Colorado Couple Charged With Operating
$17 million Ponzi Scheme
TOPEKA, KAN. – A Colorado couple is charged in a federal criminal complaint unsealed today with operating a $17 million Ponzi scheme that lulled investors in 13 states with claims of big potential returns on investments in diamonds and trading international notes, U.S. Attorney Barry Grissom said today. The couple has been arrested in Atlanta and will be returned to face the charges in U.S. District Court in Denver.
Prosecutors from U.S. Attorney Barry Grissom’s office have been appointed as special counsel in the case.
Richard Dalton, 65, and Marie Dalton, 60, both of Golden, Colo., are charged with one count of conspiracy to commit mail fraud, wire fraud and interstate transportation of stolen funds. The complaint alleges the couple operated a company called Universal Consulting Resources LLC that defrauded investors with claims of guaranteed investment returns of 48 to 120 percent. In fact, the company operated as a Ponzi scheme in which investor moneys were commingled and used to pay out profits to early investors to create the false appearance to new investors that the investments were performing as promised.

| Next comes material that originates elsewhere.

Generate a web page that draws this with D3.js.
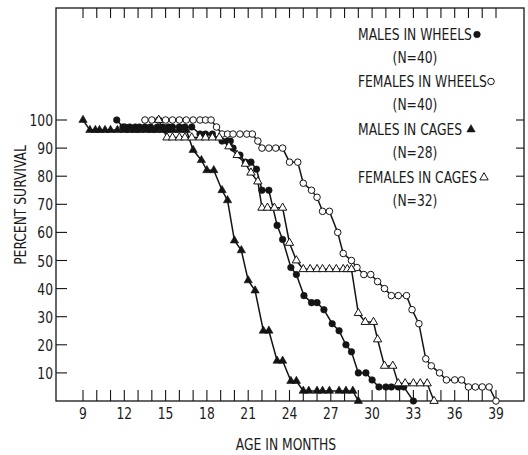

The indictment alleges the Daltons used investor funds to pay $936,000 for their home in Golden, Colo., as well as to purchase a $35,000 Toyota Highlander and to make a $5,000 deposit for their daughter’s wedding.
The indictment alleges that when the Daltons learned they were under investigation by the Securities Exchange Commission they discontinued making payments to investors and falsely represented to investors that they could expect payments soon. They also misled investors with false claims that the company’s European trader was switching banks, that the company was liquidating a cache of diamonds to pay investors back, that a plane carrying diamonds had been forced to land in Amsterdam because three engines had gone out and that the company had discovered it was holding 18,000 fake diamonds.
“This investigation is not over as we are committed to following the money trail,” said Sean P. Sowards, IRS Criminal Investigation Special Agent in Charge. “We will continue to pursue the evidence wherever it leads.”
If convicted, they face a maximum penalty of 20 years in federal prison and a fine up to $250,000. The FBI, IRS-Criminal Investigations and the Securities Exchange Commission investigated. Assistant U.S. Attorney Richard Hathaway and Assistant U.S. Attorney Christine Kenney are serving as Special Attorneys to prosecute the case.
In all cases, defendants are presumed innocent until and unless proven guilty. The indictments merely contain allegations of criminal conduct.